Thursday, August 29, 2013

Search patterns and local beach hunting

It is always best to use some form of search pattern when beach hunting.  
Just like it is always best to go home with a sore shoulder from digging lots of targets, than tired feet from doing too much walking along the beach.
Using a search pattern means you have a plan, you are not just meandering around aimlessly hoping to stumble across something good.
No amount of beach reading skills will help if you do not fully cover the areas you search on the beach.
The search pattern used should be one that allows you to leave the beach knowing that if anything worth finding was there, you would have found it.
Covering search areas methodically is always a better strategy than covering more ground. 
Saturday mornings on my local beaches resemble a metal detecting horse race, as solo or pairs of beach and shallow water hunters try to cover the entire beach as fast as possible. 
Most speedy beach or shallow water hunters search up and down the beach moving either north or south. 

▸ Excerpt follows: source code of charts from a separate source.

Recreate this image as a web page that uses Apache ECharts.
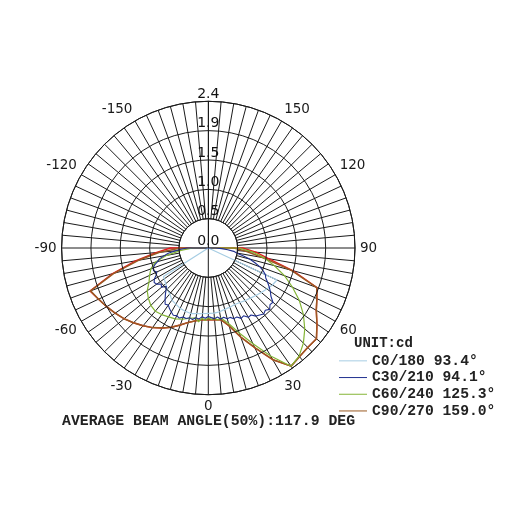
<!DOCTYPE html>
<html>
<head>
<meta charset="utf-8">
<script src="https://cdn.jsdelivr.net/npm/echarts@6/dist/echarts.min.js"></script>
<style>
html,body{margin:0;padding:0;background:#fff;}
#c{width:515px;height:515px;}
</style>
</head>
<body>
<div id="c"></div>
<script>
// ---------- DATA ----------
const SERIES_NAMES = ['C0/180 93.4°', 'C30/210 94.1°', 'C60/240 125.3°', 'C90/270 159.0°'];
const RING_LABELS = ['0.0', '0.5', '1.0', '1.5', '1.9', '2.4'];
const RADIUS_MAX = 2.4;
const RING_STEP = 0.48;
const ANGLE_LABEL_STEP = 30;
const UNIT_TEXT = 'UNIT:cd';
const FOOT_TEXT = 'AVERAGE BEAM ANGLE(50%):117.9 DEG';

// C0/180 (light blue)
const c0Angles = [-60, -57.5, -55, -50, -45, -40, -35, -30, -25, -20, -15, -10, -5, 0, 5, 10, 15, 20, 25, 30, 35, 40, 45, 50, 55, 60, 65, 67];
const c0Values = [0, 0.87, 0.88, 0.91, 0.95, 0.98, 1.04, 1.06, 1.09, 1.10, 1.11, 1.09, 1.08, 1.07, 1.07, 1.06, 1.04, 1.03, 1.02, 1.03, 1.05, 1.07, 1.10, 1.13, 1.17, 1.21, 1.24, 0];

// C30/210 (dark blue)
const c30Angles = [-92.5, -90, -87.5, -85, -82.5, -80, -77.5, -75, -72.5, -70, -67.5, -65, -62.5, -60, -57.5, -55, -52.5, -50, -47.5, -45, -42.5, -40, -37.5, -35, -32.5, -30, -27.5, -25, -22.5, -20, -17.5, -15, -12.5, -10, -7.5, -5, -2.5, 0, 2.5, 5, 7.5, 10, 12.5, 15, 17.5, 20, 22.5, 25, 27.5, 30, 32.5, 35, 37.5, 40, 42.5, 45, 47.5, 50, 52.5, 55, 57.5, 60, 62.5, 65, 67.5, 70, 72.5, 75, 77.5, 80, 82.5, 85, 87.5, 90, 92.5];
const c30Values = [0, 0.35, 0.45, 0.55, 0.66, 0.74, 0.82, 0.86, 0.92, 0.96, 0.97, 0.93, 0.96, 1.02, 1.05, 1.03, 0.97, 1.00, 0.93, 0.98, 1.04, 1.10, 1.16, 1.14, 1.18, 1.21, 1.24, 1.22, 1.24, 1.20, 1.21, 1.18, 1.20, 1.16, 1.17, 1.13, 1.15, 1.12, 1.14, 1.16, 1.14, 1.18, 1.16, 1.20, 1.19, 1.23, 1.22, 1.27, 1.25, 1.31, 1.30, 1.36, 1.38, 1.41, 1.38, 1.42, 1.37, 1.38, 1.29, 1.24, 1.18, 1.12, 1.06, 1.03, 0.97, 0.90, 0.80, 0.70, 0.58, 0.47, 0.42, 0.32, 0.22, 0.12, 0];

// C60/240 (green)
const c60Angles = [-93, -90, -85, -80, -75, -70, -65, -60, -55, -50, -45, -40, -35, -30, -25, -20, -15, -10, -7.5, -5, -2.5, 0, 2.5, 5, 7.5, 10, 15, 20, 25, 30, 35, 40, 45, 50, 55, 60, 65, 70, 75, 80, 85, 90, 94];
const c60Values = [0, 0.25, 0.45, 0.69, 0.90, 1.00, 1.06, 1.12, 1.22, 1.28, 1.33, 1.35, 1.33, 1.30, 1.28, 1.24, 1.19, 1.16, 1.22, 1.15, 1.19, 1.14, 1.17, 1.15, 1.19, 1.16, 1.28, 1.48, 1.73, 2.04, 2.36, 2.31, 2.20, 2.06, 1.90, 1.72, 1.52, 1.33, 1.12, 0.93, 0.72, 0.50, 0];

// C90/270 (brown)
const c90Angles = [-92, -90, -85, -80, -75, -70, -65, -60, -55, -50, -45, -40, -35, -30, -25, -20, -15, -10, -5, 0, 5, 10, 15, 20, 25, 30, 35, 40, 45, 50, 55, 60, 65, 70, 75, 80, 85, 90, 92];
const c90Values = [0, 0.45, 0.80, 1.16, 1.60, 2.05, 1.98, 1.92, 1.86, 1.80, 1.73, 1.66, 1.59, 1.51, 1.43, 1.34, 1.26, 1.21, 1.18, 1.17, 1.18, 1.19, 1.32, 1.55, 1.80, 2.11, 2.36, 2.32, 2.30, 2.31, 2.17, 2.04, 1.96, 1.89, 1.40, 0.90, 0.62, 0.42, 0];

// extra red curve (upper envelope)
const redAngles = [-96, -90, -85, -80, -75, -70, -65, -60, -55, -50, -45, -40, -35, -30, -25, -20, -15, -10, -5, 0, 5, 10, 15, 20, 25, 30, 35, 40, 45, 50, 55, 60, 65, 70, 75, 80, 85, 90, 96];
const redValues = [0, 0.62, 0.86, 1.20, 1.62, 2.06, 1.98, 1.92, 1.86, 1.80, 1.73, 1.66, 1.59, 1.51, 1.43, 1.34, 1.26, 1.21, 1.18, 1.17, 1.18, 1.19, 1.32, 1.55, 1.80, 2.11, 2.36, 2.32, 2.30, 2.31, 2.17, 2.04, 1.96, 1.89, 1.43, 1.00, 0.78, 0.56, 0];

// ---------- CHART ----------
const pairs = (ang, val) => ang.map((a, i) => [val[i], a]);
const MONO = 'Liberation Mono';
const SANS = 'DejaVu Sans';
const GRID = '#1a1a1a';

const chart = echarts.init(document.getElementById('c'), null, {renderer: 'canvas'});

function lineSeries(name, ang, val, color, width, z) {
  return {
    name: name, type: 'line', coordinateSystem: 'polar',
    data: pairs(ang, val), showSymbol: false, symbol: 'none', smooth: false,
    lineStyle: {color: color, width: width}, itemStyle: {color: color},
    z: z, silent: true, animation: false
  };
}

chart.setOption({
  animation: false,
  backgroundColor: '#fff',
  polar: {center: [208.3, 248], radius: 146.7},
  angleAxis: {
    type: 'value', min: -180, max: 180, interval: 5,
    startAngle: 90, clockwise: false,
    axisLine: {show: true, lineStyle: {color: GRID, width: 1}},
    axisTick: {show: false},
    splitLine: {show: true, lineStyle: {color: GRID, width: 1}},
    axisLabel: {
      margin: 5, color: '#1a1a1a', fontFamily: SANS, fontSize: 13.5,
      formatter: v => (Math.abs(v) < 180 && Math.round(v) % ANGLE_LABEL_STEP === 0) ? String(Math.round(v)) : ''
    }
  },
  radiusAxis: {
    type: 'value', min: 0, max: RADIUS_MAX, interval: RING_STEP, z: 5,
    axisLine: {show: true, lineStyle: {color: GRID, width: 1}},
    axisTick: {show: false},
    splitLine: {show: true, lineStyle: {color: GRID, width: 1}},
    axisLabel: {
      margin: 0, align: 'center', verticalAlign: 'bottom',
      color: '#111', fontFamily: SANS, fontSize: 14,
      formatter: v => RING_LABELS[Math.round(v / RING_STEP)] || ''
    }
  },
  legend: {
    data: SERIES_NAMES, orient: 'vertical', left: 334, top: 348,
    itemWidth: 28, itemHeight: 8, itemGap: 1,
    icon: 'path://M0,3.5L28,3.5L28,4.5L0,4.5Z',
    textStyle: {fontFamily: MONO, fontWeight: 'bold', fontSize: 14.7, color: '#222', lineHeight: 15.7},
    selectedMode: false
  },
  title: [
    {text: UNIT_TEXT, left: 349, top: 331, textStyle: {fontFamily: MONO, fontWeight: 'bold', fontSize: 14, color: '#222'}},
    {text: FOOT_TEXT, left: 57, top: 409, textStyle: {fontFamily: MONO, fontWeight: 'bold', fontSize: 14.8, color: '#222'}}
  ],
  series: [
    {
      type: 'custom', coordinateSystem: 'polar', z: 1, silent: true, data: [[0, 0]],
      renderItem: function (params, api) {
        const c = api.coord([0, 0]);
        const p = api.coord([RING_STEP, 0]);
        const r = Math.hypot(p[0] - c[0], p[1] - c[1]);
        return {type: 'group', children: [
          {type: 'circle', shape: {cx: c[0], cy: c[1], r: r}, style: {fill: '#fff', stroke: GRID, lineWidth: 1}},
          {type: 'line', shape: {x1: c[0], y1: c[1] - r, x2: c[0], y2: c[1] + r}, style: {stroke: GRID, lineWidth: 1}}
        ]};
      }
    },
    lineSeries('red', redAngles, redValues, '#e5191e', 1.4, 2),
    lineSeries(SERIES_NAMES[3], c90Angles, c90Values, '#9a5a22', 1.5, 3),
    lineSeries(SERIES_NAMES[2], c60Angles, c60Values, '#84b536', 1.2, 4),
    lineSeries(SERIES_NAMES[0], c0Angles, c0Values, '#a6cde3', 1.2, 4),
    lineSeries(SERIES_NAMES[1], c30Angles, c30Values, '#1f2f8f', 1.1, 4)
  ]
});
</script>
</body>
</html>
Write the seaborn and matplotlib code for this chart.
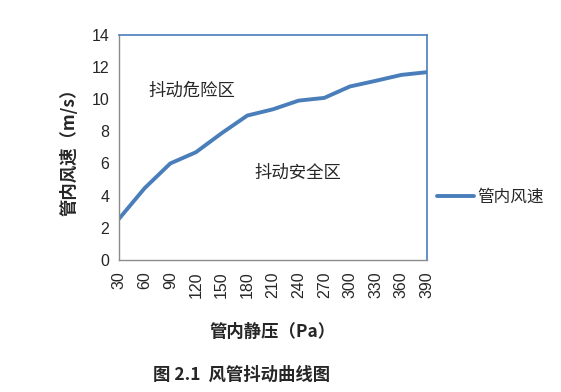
import pandas as pd
import seaborn as sns
import matplotlib.pyplot as plt

# 数据
pressure = [30, 60, 90, 120, 150, 180, 210, 240, 270, 300, 330, 360, 390]
speed = [2.55, 4.46, 6.0, 6.7, 7.88, 8.98, 9.37, 9.91, 10.08, 10.79, 11.14, 11.51, 11.68]

df = pd.DataFrame({"管内静压": pressure, "管内风速": speed})

sns.set_style("white")
plt.rcParams['font.family'] = ['Noto Sans CJK SC', 'DejaVu Sans']
plt.rcParams['axes.unicode_minus'] = False

blue = "#4A7EBB"
grey = "#8C8C8C"

fig = plt.figure(figsize=(5.61, 3.92), dpi=100)
ax = fig.add_axes([0.212, 0.337, 0.549, 0.574])
sns.lineplot(data=df, x="管内静压", y="管内风速", color=blue, linewidth=2.8,
             label="管内风速", ax=ax)

ax.set_xlim(30, 390)
ax.set_ylim(0, 14)
ax.set_xticks(pressure)
ax.set_xticklabels([str(p) for p in pressure], rotation=90, family='Liberation Sans')
ax.set_yticks(range(0, 15, 2))
ax.set_yticklabels([str(v) for v in range(0, 15, 2)], family='Liberation Sans')
ax.tick_params(axis='x', direction='in', length=4, color=grey, labelsize=11.5, pad=8)
ax.tick_params(axis='y', length=0, labelsize=11.5, pad=7)

for s in ['left', 'bottom']:
    ax.spines[s].set_color(grey)
    ax.spines[s].set_linewidth(1.0)
for s in ['top', 'right']:
    ax.spines[s].set_color(blue)
    ax.spines[s].set_linewidth(1.2)

ax.set_xlabel("管内静压（Pa）", fontsize=12.5, fontweight='bold', labelpad=18)
ax.set_ylabel("管内风速（m/s）", fontsize=12.5, fontweight='bold', labelpad=9)

ax.text(115, 10.5, "抖动危险区", fontsize=12.5, ha='center', va='center')
ax.text(239, 5.4, "抖动安全区", fontsize=12.5, ha='center', va='center')

ax.legend(loc='center left', bbox_to_anchor=(1.0, 0.28), frameon=False,
          fontsize=12, handlelength=2.2, handletextpad=0.2, borderaxespad=0.2)

fig.text(0.43, 0.043, "图 2.1  风管抖动曲线图", fontsize=12.5, fontweight='bold',
         ha='center', va='center')

plt.savefig("out.png", dpi=100)
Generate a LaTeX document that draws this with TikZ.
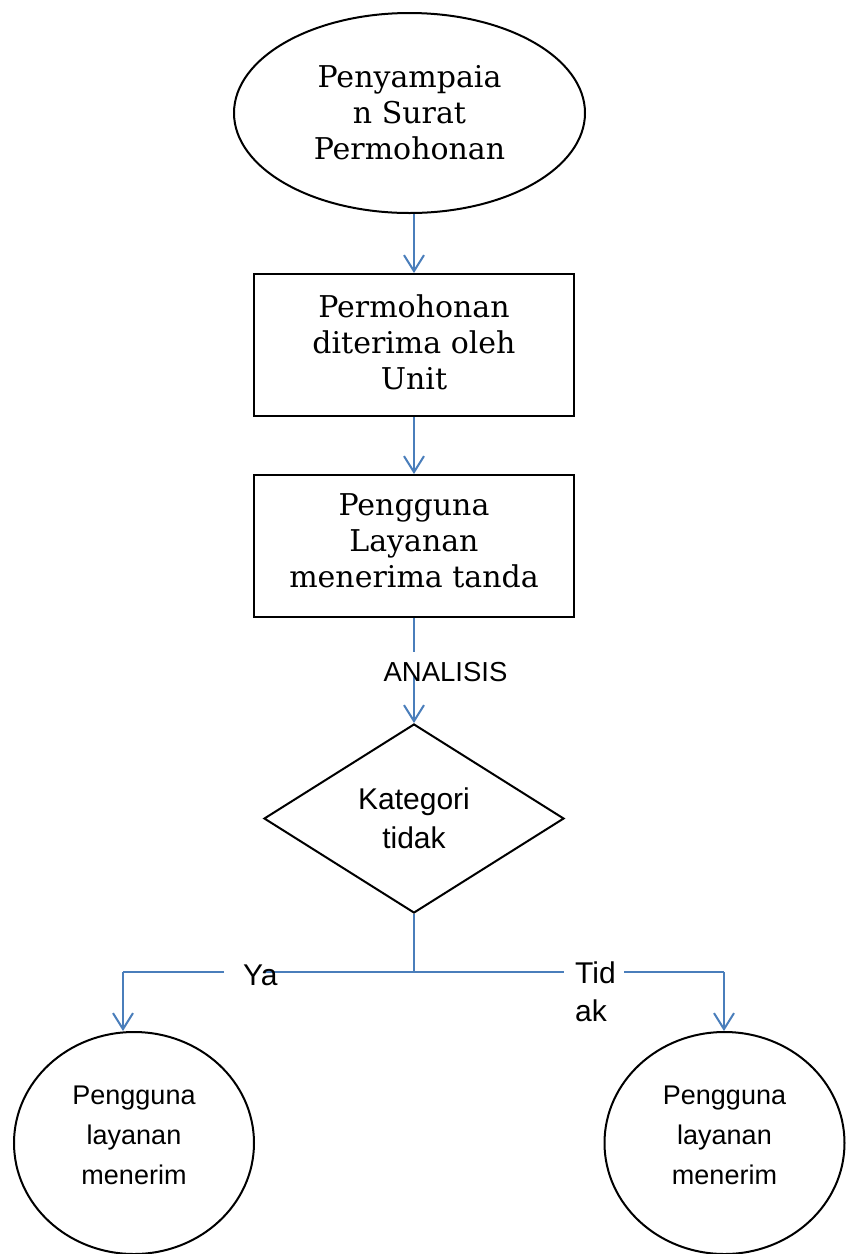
\documentclass[tikz,border=0pt]{standalone}
\usepackage{fontspec}
\setmainfont{DejaVu Serif}
\newfontfamily\sansf{Liberation Sans}
\usetikzlibrary{shapes.geometric,arrows.meta}
\definecolor{connblue}{HTML}{4A7EBB}
\begin{document}
\begin{tikzpicture}[x=1pt,y=-1pt,
  shapebox/.style={draw=black,line width=2pt,inner sep=0pt,align=center},
  sertext/.style={font=\fontsize{30}{36}\selectfont},
  conn/.style={draw=connblue,line width=2pt},
  arr/.style={conn,-{Straight Barb[length=16pt,width=20pt]}},
]
\useasboundingbox[fill=white] (0,0) rectangle (846,1254);
\node[shapebox,sertext,ellipse,minimum width=351pt,minimum height=200pt] (start) at (409.5,113) {Penyampaia\\n Surat\\Permohonan};
\node[shapebox,sertext,rectangle,minimum width=320pt,minimum height=142pt,text depth=6pt] (r1) at (414,345) {Permohonan\\diterima oleh\\Unit};
\node[shapebox,sertext,rectangle,minimum width=320pt,minimum height=142pt,text depth=10pt] (r2) at (414,546) {Pengguna\\Layanan\\menerima tanda};
\node[shapebox,diamond,font=\sansf\fontsize{30}{39}\selectfont,minimum width=300pt,minimum height=189pt] (dec) at (414,818.5) {Kategori\\tidak};
\node[shapebox,ellipse,font=\sansf\fontsize{27}{40}\selectfont,minimum width=240pt,minimum height=222pt,text depth=16pt] (c1) at (134,1143) {Pengguna\\layanan\\menerim};
\node[shapebox,ellipse,font=\sansf\fontsize{27}{40}\selectfont,minimum width=240pt,minimum height=222pt,text depth=16pt] (c2) at (724.5,1143) {Pengguna\\layanan\\menerim};

\draw[arr] (r1.north |- start.south) -- (r1.north);
\draw[arr] (r1.south) -- (r2.north);
\coordinate (a1) at (414,652);
\coordinate (a2) at (414,676);
\draw[conn] (r2.south) -- (a1);
\draw[arr] (a2) -- (dec.north);
\node[font=\sansf\fontsize{27.5}{33}\selectfont,inner sep=0pt] (lab) at (445.5,672) {ANALISIS};

\coordinate (J) at (414,972);
\coordinate (L) at (123,972);
\coordinate (R) at (724,972);
\coordinate (ya1) at (224,972);
\coordinate (ya2) at (265,972);
\coordinate (td1) at (564,972);
\coordinate (td2) at (624,972);
\draw[conn] (dec.south) -- (J);
\draw[conn] (ya2) -- (td1);
\draw[conn] (ya1) -- (L);
\draw[arr] (L) -- (L |- c1.north);
\draw[conn] (td2) -- (R);
\draw[arr] (R) -- (R |- c2.north);
\node[font=\sansf\fontsize{30}{36}\selectfont,inner sep=0pt,anchor=base west] (ya) at (243,985) {Ya};
\node[font=\sansf\fontsize{30}{38}\selectfont,inner sep=0pt,align=left,anchor=north west] (tid) at (575,962) {Tid\\ak};
\end{tikzpicture}
\end{document}
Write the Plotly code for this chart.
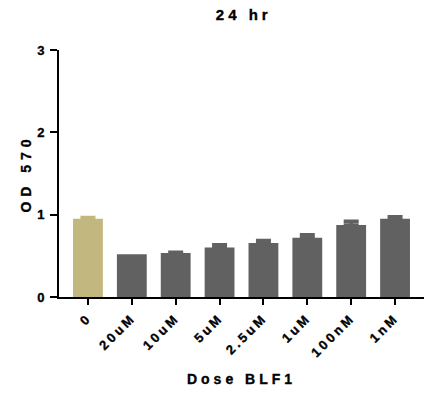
import plotly.graph_objects as go

# OD 570 readings after 24 hr of BLF1 treatment
doses = ["0", "20uM", "10uM", "5uM", "2.5uM", "1uM", "100nM", "1nM"]
od570 = [0.95, 0.52, 0.535, 0.60, 0.655, 0.72, 0.875, 0.95]
od570_err = [0.015, 0.0, 0.01, 0.035, 0.03, 0.035, 0.045, 0.025]

bar_colors = ["#C2B77F"] + ["#616161"] * (len(doses) - 1)

FONT = "Liberation Sans, Arial, sans-serif"

fig = go.Figure()
# one trace per bar so each error bar takes its bar's colour
for i, d in enumerate(doses):
    fig.add_trace(go.Bar(
        x=[i], y=[od570[i]],
        width=0.68,
        marker=dict(color=bar_colors[i], line=dict(width=0)),
        error_y=dict(type="data", array=[od570_err[i]], arrayminus=[0],
                     symmetric=False, color=bar_colors[i],
                     thickness=3.5, width=7.5,
                     visible=od570_err[i] > 0),
        showlegend=False,
    ))

fig.update_layout(
    width=424, height=395,
    margin=dict(l=59, r=0, t=50, b=98),
    paper_bgcolor="white", plot_bgcolor="white",
    font=dict(family=FONT, color="black", size=12, weight="bold"),
    title=dict(text="24 hr", x=0.575, xanchor="center", y=0.962, yanchor="middle",
               font=dict(size=15, weight="bold", family=FONT)),
    xaxis=dict(
        range=[-0.66, 7.66],
        tickmode="array", tickvals=list(range(len(doses))), ticktext=doses,
        tickangle=-45,
        ticks="outside", ticklen=6, tickwidth=2, tickcolor="black",
        showline=True, linewidth=2, linecolor="black",
        showgrid=False, zeroline=False,
        tickfont=dict(size=13, weight="bold", family=FONT),
        title=dict(text="Dose BLF1", standoff=26,
                   font=dict(size=14, weight="bold", family=FONT)),
    ),
    yaxis=dict(
        range=[0, 3],
        tickvals=[0, 1, 2, 3],
        ticks="outside", ticklen=7, tickwidth=2, tickcolor="black",
        showline=True, linewidth=2, linecolor="black",
        showgrid=False, zeroline=False,
        ticklabelstandoff=3,
        tickfont=dict(size=13, weight="bold", family=FONT),
        title=dict(text="OD 570", standoff=2,
                   font=dict(size=14, weight="bold", family=FONT)),
    ),
)

# widen letter spacing and thicken the strokes of the labels
spacing_js = """
var gd = document.getElementById('{plot_id}');
var gaps = {'.gtitle': '4px', '.xtitle': '4px', '.ytitle': '5px',
            '.xtick text': '3px', '.ytick text': '0px'};
function spread(){
  Object.keys(gaps).forEach(function(sel){
    gd.querySelectorAll(sel).forEach(function(t){
      t.style.letterSpacing = gaps[sel];
      t.style.stroke = 'black';
      t.style.strokeWidth = '0.35px';
    });
  });
}
spread();
gd.on('plotly_afterplot', spread);
"""

fig.write_html("out.html", post_script=spacing_js)
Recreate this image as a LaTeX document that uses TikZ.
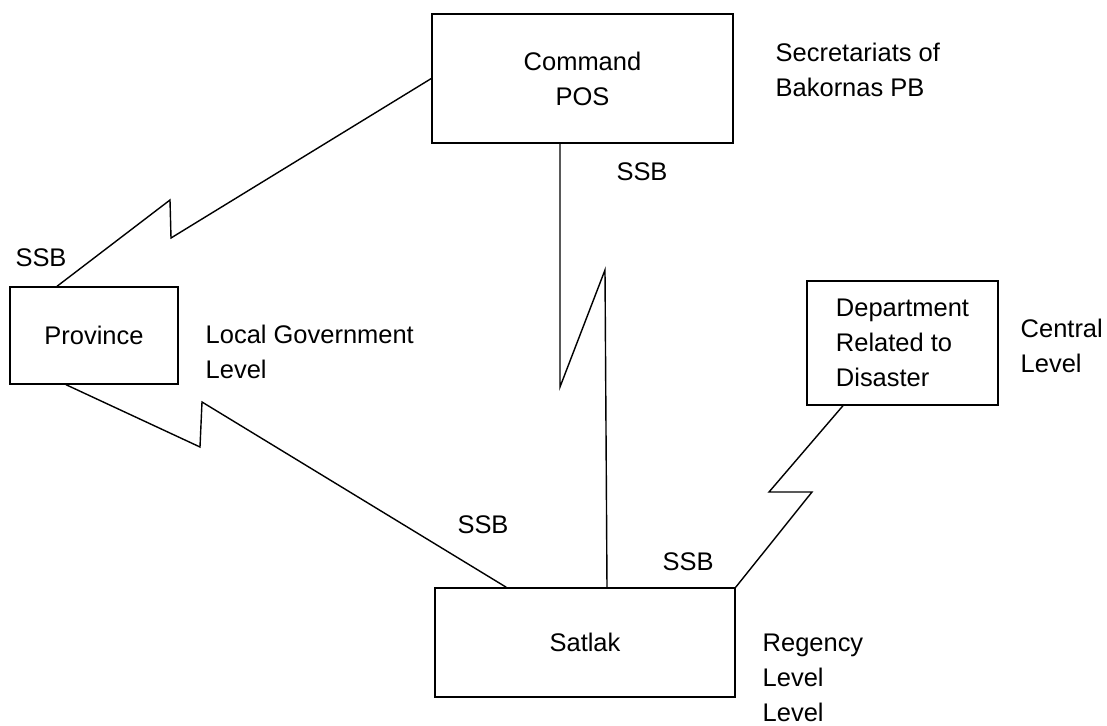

I prefer to metal detect the same area using a slower more methodical east / west directional search pattern. 
I am normally still searching in the same general area I started metal detecting as the local beach and shallow water hunters leave the beach.
Sometimes it is better to try changing search patterns, instead of changing beaches. 
Cover less ground correctly than more ground incorrectly, especially if you predominantly search one local beach most of the time.
Long handled scoop drag marks left behind in the sand by a methodical beach hunter, can be just as discouraging to speedy local beach hunters as going home empty handed.
Nothing is more of a compliment to your beach hunting skills than another local beach hunter walking off the beach because they know you have just searched an area.